The influence chart in Heap allows you to analyze what behaviors or marketing channels have influenced behavior of interest. For instructions to set up an influence chart, see Influence analysis overview. For more info about how attribution is measured in Heap, see Understand attribution.
Top Referrers
This queries the top N referrers and the number of sessions they generate.
First Touch Properties
This query generates a table that matches Heap’s Users view. You can export and select all the user-level properties and all the first touch properties.
How it works
This query starts off by calculating the first session for each user, and joins the first sessions data with the users table based on the unique user ID. From here, each user-level property and session-level property can be selected.
Applications
In addition to generating a list of all users, this query can be modified to contain the user-level properties of a subset of users. You can generate a list of users who were first seen during a specific period of time by adding in a WHERE
clause with a date range. This table can be joined to other reports to track a particular cohorts experience through your product. You can generate a list of email addresses for a particular email blast targeted towards users who joined based on a certain UTM campaign.

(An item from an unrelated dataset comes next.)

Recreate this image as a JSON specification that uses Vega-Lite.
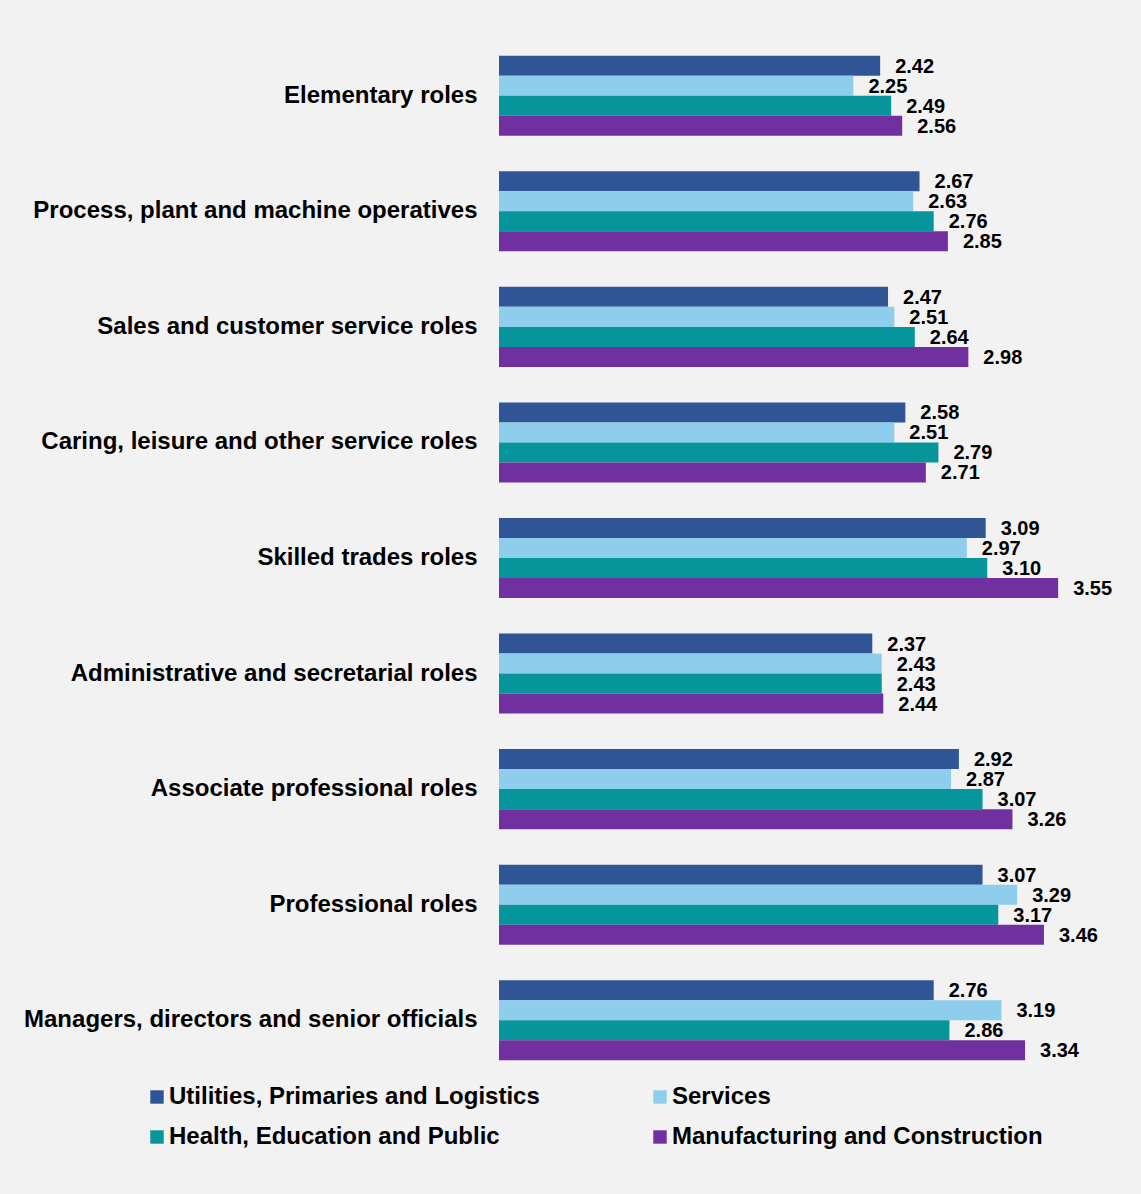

Also available in Mode: First Touch Properties
SELECT all_sessions.user_id
,first_session.first_time AS first_seen
,referrer
,utm_source
,utm_campaign
,utm_medium
,utm_content
FROM main_production.sessions AS all_sessions
INNER JOIN (
SELECT user_id
,MIN(time) AS first_time
FROM main_production.sessions
GROUP BY user_id
) AS first_session ON all_sessions.user_id = first_session.user_id
AND all_sessions.time = first_session.first_time
INNER JOIN main_production.users AS users ON all_sessions.user_id = users.user_id
--[optional] insert where clause here
ORDER BY 3 DESC
First Touch Property by User Count
This query returns the number of users that fall into each category. In this case, the number of users who have come in via each UTM source will be displayed. This can be adapted and broken down by any first touch or user-level properties. For example, this query can be modified to return the number of users who have the initial referrer Facebook and the initial device type as mobile, which in turn can help you make decisions about successful ad campaigns.
Also available in Mode: Users per UTM Source
SELECT utm_source, COUNT(distinct user_id)
FROM main_production.sessions AS all_sessions
INNER JOIN (
SELECT user_id
,MIN(time) AS first_time
FROM main_production.sessions
GROUP BY user_id
) AS first_session ON all_sessions.user_id = first_session.user_id
AND all_sessions.time = first_session.first_time
INNER JOIN main_production.users AS users ON all_sessions.user_id = users.user_id
GROUP BY 1
Multi-Touch Attribution
Users come in via many channels, and the campaign that drives the first touch doesn’t always match with the campaign on the conversion event. Because Heap automatically captures the referrer and UTM parameters for each session, you can build a query that compares the channel for each session a user has. This query compares the UTM source of the first touch with the UTM source on the session with the conversion event, and calculates the number of users who fall into each category.
How it works
First, we calculate the UTM source of the first touch by finding the session with the earliest start time, then join the first session with the conversion event based on the user_id
. Finally, we select the initial UTM campaign, and the conversion event’s UTM campaign and the breakdown of users. Make sure to include a GROUP BY
statement to categorize your users.
Also available in Mode: Multitouch Attribution
SELECT initial.utm_campaign AS "INITIAL"
,CASE
WHEN event_2.utm_campaign IS NULL
THEN 'None'
ELSE event_2.utm_campaign
END AS "LAST TOUCH"
,count(DISTINCT initial.user_id) AS "Number of Users"
FROM (
SELECT all_sessions.user_id
,CASE
WHEN all_sessions.utm_campaign IS NULL
THEN 'None'
ELSE all_sessions.utm_campaign
END
FROM main_production.sessions AS all_sessions
INNER JOIN (
SELECT user_id
,MIN(time) AS first_time
FROM main_production.sessions
GROUP BY user_id
) AS first_session ON all_sessions.user_id = first_session.user_id
AND all_sessions.time = first_session.first_time
) AS initial
JOIN main_production.conversion_event AS event_2
ON initial.user_id = event_2.user_id
GROUP BY 1
,2
ORDER BY 3 DESC
Retention
This Heap Connect query calculates session to session retention analysis on a monthly basis. Each user is segmented into a cohort based on the month of their join date, and is counted in the total retained on a monthly basis if they have a session during each month.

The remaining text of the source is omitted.